The most sophisticated organizations additionally take advantage of the data that CTR provides. For example, A/B testing can be used by growth teams to test different ad creatives to bring significant results, which can then be passed onto sales and product teams. The sales and product teams can then use those insights to improve their messaging, and the user experience with the product.

When combined with other metrics, CTR can also help you understand if you are targeting the right audience; what your audience’s interest is; and the intent of your audience for your product or services. 

To further illustrate my points, let’s say you ran two campaigns. The first one had a high CTR, but low conversion rate. Meanwhile, the second campaign had a low CTR but high conversion rate. So which campaign was the “better” one? It’s kind of like comparing apples to oranges, right?

In this case, it’s safe to say that the low CTR campaign can be considered as good as, or even better than the high CTR campaign. It might sound a little perplexing at first, but at the end of the day, you need to remember that CTR is a soft KPI, and ROI/ROAS is the main goal for lasting impact and greater profitability in the long-term.

Here are some additional metrics that are worth considering for your campaigns:

  1. CPA - the total cost of a customer completing a specific action
  2. ROAS/ROI - the return on ad spend/ investment
  3. Customer Lifetime Value (LTV) - this metric indicates the total revenue that your business can reasonably expect from each individual customer account. LTV considers a customer's revenue value, and compares that number to the predicted customer lifespan

Optimizing campaigns for LTV unearths new possibilities for marketing teams, serving as a gift that keeps on giving in the long term thanks to the many perks it presents. 

How to optimize campaigns using LTV data

There are numerous ways in which your team can use LTV data to squeeze the most out of your campaigns. For instance, you can use it to target your next best users, based on the historical data of your current most profitable users.

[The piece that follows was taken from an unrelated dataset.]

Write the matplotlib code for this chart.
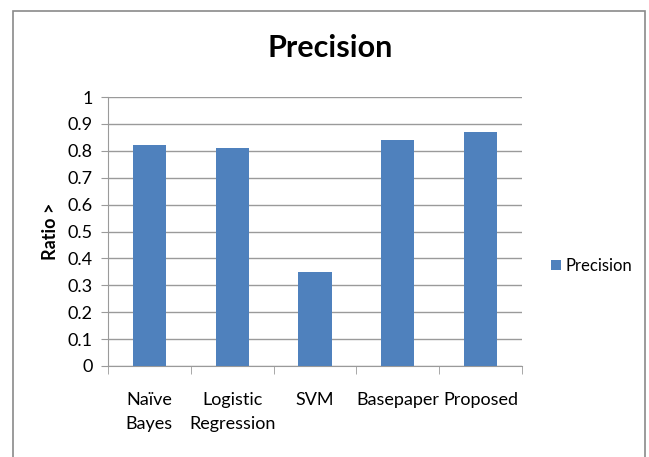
import matplotlib.pyplot as plt
from matplotlib.patches import Rectangle

# Dados do gráfico
categorias = ["Naïve\nBayes", "Logistic\nRegression", "SVM", "Basepaper", "Proposed"]
precisao = [0.82, 0.81, 0.35, 0.84, 0.87]
yticks = [0, 0.1, 0.2, 0.3, 0.4, 0.5, 0.6, 0.7, 0.8, 0.9, 1]
ytick_labels = ["0", "0.1", "0.2", "0.3", "0.4", "0.5", "0.6", "0.7", "0.8", "0.9", "1"]

plt.rcParams['font.family'] = ["Lato", "DejaVu Sans"]
cinza = "#9a9a9a"
azul = "#4F81BD"

fig = plt.figure(figsize=(6.49, 4.57), dpi=100)
W, H = 649, 457

# Moldura do gráfico (estilo Excel)
fig.patches.append(Rectangle((13 / W, -0.05), (645 - 13) / W, 1.05 - 11 / H,
                             transform=fig.transFigure, fill=False,
                             edgecolor="#8a8a8a", linewidth=1.2))

ax = fig.add_axes([108 / W, 1 - 366 / H, 414 / W, (366 - 97) / H])
x = range(len(categorias))
ax.bar(x, precisao, width=0.4, color=azul, label="Precision", zorder=3)

ax.set_xlim(-0.5, len(categorias) - 0.5)
ax.set_ylim(0, 1)
ax.set_yticks(yticks)
ax.set_yticklabels(ytick_labels, fontsize=13)
ax.yaxis.grid(True, color=cinza, linewidth=1)
ax.set_axisbelow(True)

# Rótulos das categorias sem marca, marcas entre categorias
ax.set_xticks(list(x))
ax.set_xticklabels(categorias, fontsize=13, linespacing=1.6)
ax.tick_params(axis='x', length=0, pad=19)
ax.set_xticks([i - 0.5 for i in range(len(categorias) + 1)], minor=True)
ax.tick_params(axis='x', which='minor', length=6, color=cinza)
ax.tick_params(axis='y', length=5, color=cinza, pad=6)

for lado in ["top", "right"]:
    ax.spines[lado].set_visible(False)
ax.spines["left"].set_color(cinza)
ax.spines["bottom"].set_color(cinza)

ax.set_ylabel("Ratio >", fontsize=13, fontweight='bold', labelpad=6)
fig.text(330 / W, 1 - 48 / H, "Precision", ha='center', va='center',
         fontsize=22, fontweight='bold')

ax.legend(loc='center left', bbox_to_anchor=(536 / W, 1 - 266 / H),
          bbox_transform=fig.transFigure, frameon=False, fontsize=12,
          handlelength=0.6, handleheight=0.6, handletextpad=0.25)

fig.savefig("out.png", dpi=100)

This approach instantly creates diversification opportunities, and increases scalability. You can also use this data to optimize the impact of your retention campaigns, by taking on initiatives such as interacting with users after promotional periods have passed.

Predictive acquisition solutions can make all this feasible for growth teams, and even go a step further by unlocking new opportunities that ad networks currently do not deliver by default. This includes signaling ad networks of users who are expected to have high lifetime value over time, to target them accordingly. This post delves into the technical details of that approach.

The goal? Attract the most valuable users for your brand!

I have no doubt that you value any and all users, but at the end of the day, the most valuable ones are the top 20 percent that have proven to be most valuable over time, and future users with similar attributes.

The most efficient way to attract the most valuable users is by utilizing an LTV-predictive model to identify them, go to the ad networks that your best users came from, and launch optimized campaigns on those channels. The end result? Greater scalability and sustainable profitability!

So at the end of the day, optimizing for high CTR is fine, but is like playing checkers. On the flip side, optimizing for high LTV to attract the most valuable users is far more beneficial, and is like playing chess!